Regarding Question B :

(a) We find that the impugned order of the Tribunal upheld the view of the Commissioner (Appeals) to hold that share premium is capital receipt and therefore, cannot be taxed as income. This conclusion was reached by the impugned order following the decision of this court in Vodafone India Services (P.) Ltd. (supra) and of the apex court in G.S. Homes and Hotel (P.) Ltd. (supra). In both the above cases the court has held that the amount received on issue of share capital including premium are on capital account and cannot be considered to be income.

(b) It is further pertinent to note that the definition of income as provided under section 2(24) of the Act at the relevant time did not define as income any consideration received for issue of share in excess of its fair market value. This came into the statute only with effect from 1-4-2013 and thus, would have, no application to the share premium received by the respondent-assessee in the previous year relevant to the assessment year 2012-13. Similarly, the amendment to section 68 of the Act by addition of proviso was made subsequent to previous year relevant to the subject assessment year 2012-13 and cannot be invoked. It may be pointed out that this court in CIT v. Gagandeep Infrastructure (P.) Ltd. (2017) 394 ITR 680 (Bom.)  has while refusing to entertain a question with regard to section 68 of the Act has held that the proviso to section 68 of the Act introduced with effect from 1-4-2013 will not have retrospective effect and would be effective only from the assessment year 2013-14.

(c) In view of the above, question No. B as proposed also does not give rise to any substantial question of law as it is an issue concluded by the decision of this court in Vodafone India Services (P.) Ltd. (supra) and in the apex court in G.S. Homes and Hotels (P.) Ltd. (supra). Thus not entertained.
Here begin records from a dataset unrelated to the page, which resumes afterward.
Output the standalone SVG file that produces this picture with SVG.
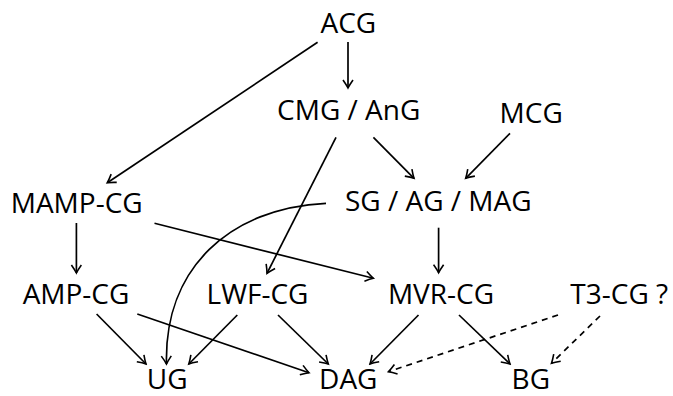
<svg xmlns="http://www.w3.org/2000/svg" width="673" height="396" viewBox="0 0 673 396">
<style>
text{font-family:"Open Sans","DejaVu Sans",sans-serif;font-size:28px;fill:#000;text-anchor:middle}
.e{fill:none;stroke:#000;stroke-width:1.7;marker-end:url(#arr)}
.d{stroke-dasharray:6 5}
</style>
<defs>
<marker id="arr" viewBox="-10 -6 12 12" refX="0" refY="0" markerWidth="12" markerHeight="12" orient="auto" markerUnits="userSpaceOnUse">
<path d="M-8,-5 Q-3,-1.5 0,0 Q-3,1.5 -8,5" fill="none" stroke="#000" stroke-width="1.6"/>
</marker>
</defs>
<rect width="673" height="396" fill="#fff"/>
<g id="connectors">
<path class="e" d="M348,42 L348,88"/>
<path class="e" d="M317.6,42.3 L107.3,182.7"/>
<path class="e" d="M336,137.3 L267,273.3"/>
<path class="e" d="M373.4,137.3 L414,178.3"/>
<path class="e" d="M510,133.3 L465.7,178.3"/>
<path class="e" d="M326,203.3 C230,208 164,268 166.5,364"/>
<path class="e" d="M154.5,223.3 L373.4,278.3"/>
<path class="e" d="M76.4,223 L76.4,273"/>
<path class="e" d="M438.6,227.7 L438.6,272.7"/>
<path class="e" d="M96.6,314 L146,364"/>
<path class="e" d="M137.3,314 L309,372.7"/>
<path class="e" d="M237.3,315 L188.8,364"/>
<path class="e" d="M278,315 L328.3,364"/>
<path class="e" d="M418.5,315 L370,364"/>
<path class="e" d="M459,315 L510,364"/>
<path class="e d" d="M558,315 L388.4,371.7"/>
<path class="e d" d="M600,316 L551.5,363.3"/>
</g>
<g id="ACG"><text x="348.3" y="32.7">ACG</text></g>
<g id="CMG_AnG"><text x="348.7" y="120">CMG / AnG</text></g>
<g id="MCG"><text x="531.2" y="123.3">MCG</text></g>
<g id="MAMP-CG"><text x="76.7" y="213">MAMP-CG</text></g>
<g id="SG_AG_MAG"><text x="438.3" y="211">SG / AG / MAG</text></g>
<g id="AMP-CG"><text x="76" y="304.3">AMP-CG</text></g>
<g id="LWF-CG"><text x="257.5" y="304">LWF-CG</text></g>
<g id="MVR-CG"><text x="441" y="304">MVR-CG</text></g>
<g id="T3-CG"><text x="619.2" y="304">T3-CG ?</text></g>
<g id="UG"><text x="167.2" y="389">UG</text></g>
<g id="DAG"><text x="348.3" y="389">DAG</text></g>
<g id="BG"><text x="530.8" y="389">BG</text></g>
</svg>
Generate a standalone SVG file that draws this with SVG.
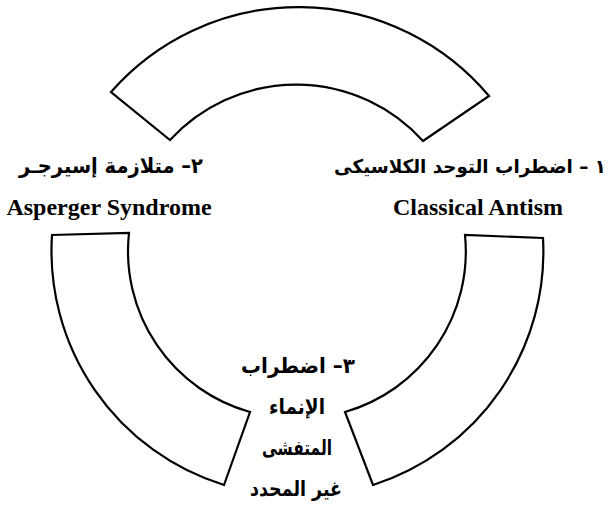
<svg xmlns="http://www.w3.org/2000/svg" width="616" height="508" viewBox="0 0 616 508">
<style>
.seg{fill:#fff;stroke:#000;stroke-width:2.2;stroke-linejoin:miter}
.ar{font-family:"DejaVu Sans",sans-serif;font-weight:bold;font-size:21px;fill:#000;text-anchor:middle}
.en{font-family:"Liberation Serif",serif;font-weight:bold;font-size:24px;fill:#000;text-anchor:middle}
</style>
<rect width="616" height="508" fill="#fff"/>
<g id="seg-top">
<path class="seg" d="M111,92 A249,249 0 0 1 489,96 L423,141 A171,171 0 0 0 170,140 Z"/>
</g>
<g id="seg-right">
<path class="seg" d="M465,235 A167,167 0 0 1 345,412 L373,485 A245,245 0 0 0 543,238 Z"/>
</g>
<g id="seg-left">
<path class="seg" d="M52,235 A245,245 0 0 0 224,485 L250,412 A167,167 0 0 1 129,233 Z"/>
</g>
<g id="label-1">
<text class="ar" x="470" y="173" direction="rtl" style="font-size:19px" textLength="272" lengthAdjust="spacingAndGlyphs">١ – اضطراب التوحد الكلاسيكى</text>
<text class="en" x="478" y="215">Classical Antism</text>
</g>
<g id="label-2">
<text class="ar" x="111" y="173" direction="rtl" textLength="184" lengthAdjust="spacingAndGlyphs">٢– متلازمة إسيرجـر</text>
<text class="en" x="109" y="215">Asperger Syndrome</text>
</g>
<g id="label-3">
<text class="ar" x="298" y="373" direction="rtl" textLength="114" lengthAdjust="spacingAndGlyphs">٣– اضطراب</text>
<text class="ar" x="297" y="414" direction="rtl" textLength="56" lengthAdjust="spacingAndGlyphs">الإنماء</text>
<text class="ar" x="297" y="455" direction="rtl" textLength="70" lengthAdjust="spacingAndGlyphs">المتفشى</text>
<text class="ar" x="296" y="496" direction="rtl" textLength="92" lengthAdjust="spacingAndGlyphs">غير المحدد</text>
</g>
</svg>
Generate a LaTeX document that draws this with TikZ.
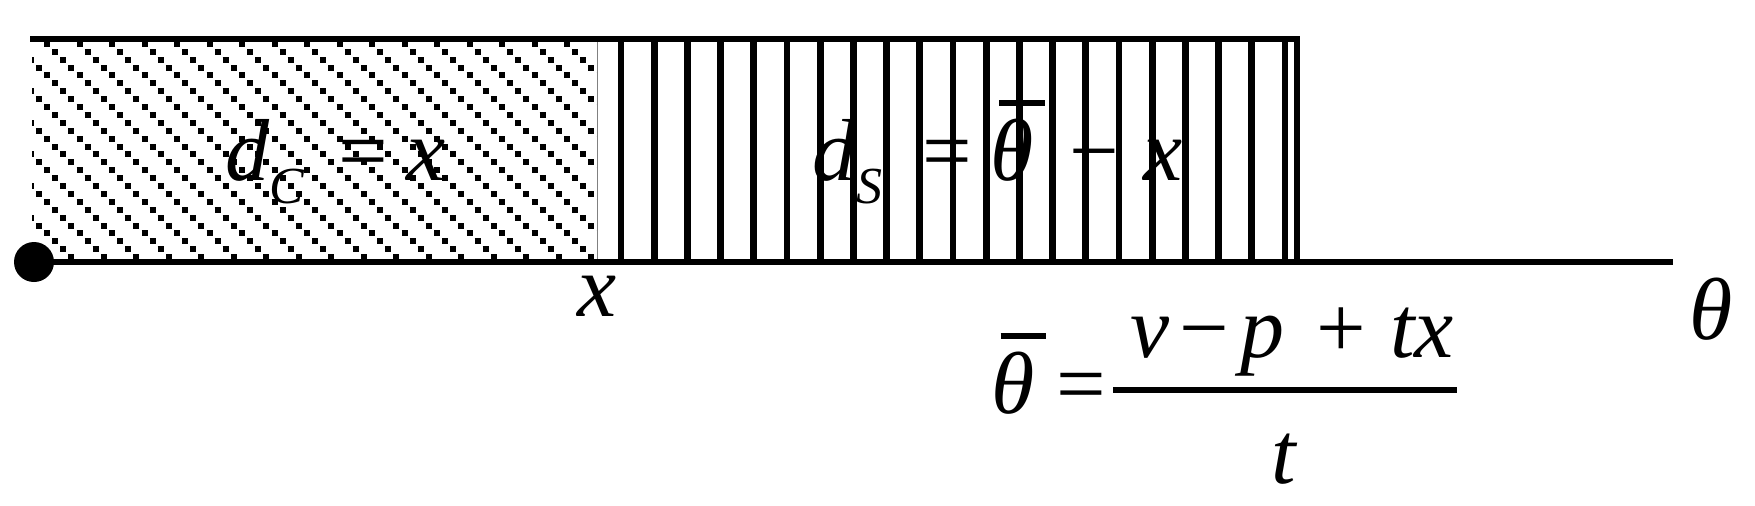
\documentclass[tikz,border=0pt]{standalone}
\usepackage{fontspec}
\setmainfont{Liberation Serif}

\newcommand\isub[1]{\raisebox{-0.27em}{\fontsize{26}{26}\selectfont\textit{#1}}}
\newcommand\thbar{\rlap{\kern0.1em\rule[0.84em]{0.52em}{2.8pt}}\textit{θ}}

\begin{document}
\begin{tikzpicture}[x=0.5pt, y=-0.5pt, line width=3.4pt,
  lbl/.style={inner sep=0pt, font=\fontsize{44}{52}\selectfont}]
\useasboundingbox (0,0) rectangle (1755,505);

% hatched part, rows of small squares
\begin{scope}
\clip (32,42) rectangle (597,259);
\foreach \k in {0,...,27}
  \draw[line width=3pt, dash pattern=on 3pt off 13.25pt]
    ({11.5+8.1*mod(\k,4)},{43.8+7.9*\k}) -- (600,{43.8+7.9*\k});
\end{scope}
\draw[line width=0.4pt, gray] (597,42) -- (597,259);

% striped part
\foreach \i in {0,...,20}
  \draw ({621+33.2*\i},39) -- ({621+33.2*\i},262);
\draw[line join=miter] (30,39) -- (1297,39) -- (1297,262);

\path (34,262) node[circle, fill, minimum size=20pt, inner sep=0pt] (v0) {}
      (1673,262) coordinate (ax)
      (222,180) node[lbl, anchor=base west] (c1) {\textit{d}\isub{C}\hspace{17pt}=\hspace{9pt}\textit{x}}
      (809,180) node[lbl, anchor=base west] (c2) {\textit{d}\isub{S}\hspace{20pt}=\hspace{9pt}\thbar\hspace{18pt}−\hspace{12pt}\textit{x}}
      (597,316) node[lbl, anchor=base] (lx) {\textit{x}}
      (1711,339) node[lbl, anchor=base] (th) {\textit{θ}}
      (1110,413) node[lbl, anchor=base east] (f0) {\thbar\hspace{11pt}=}
      (1292,357) node[lbl, anchor=base] (f1) {\textit{v}\hspace{5pt}−\hspace{6pt}\textit{p}\hspace{16pt}+\hspace{12pt}\textit{tx}}
      (1285,483) node[lbl, anchor=base] (f2) {\textit{t}};

\draw (v0.center) -- (ax);
\draw[line width=3pt] (1113,390) -- (1457,390);

\end{tikzpicture}
\end{document}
Therefore, all the six appeals are dismissed. No order as to costs.”

6.2. We find that the issue under dispute was the subject matter of adjudication on exactly similar facts by this Tribunal in the case of ITO v. Trend Infra Developers Pvt. Ltd. in ITA No. 2270/Kol/2016, dt. 26-10-2018 for assessment year 2012-13, wherein the addition made towards share premium was deleted. The findings given therein are not reiterated for the sake of brevity.

6.3. In view of the aforesaid observations in the facts and circumstances of the case and respectfully following the judicial precedent relied upon hereinabove, we hold that the learned Commissioner (Appeals) had rightly granted relief to the assessee in the peculiar facts and circumstances of the case, which in our considered opinion, does not require any interference. Accordingly, the Grounds 1 to 3 raised by the revenue are dismissed.

7. The Ground No. 4 raised by the revenue is general in nature and does not require any specific adjudication.

8. In the result, the appeal of the revenue is dismissed.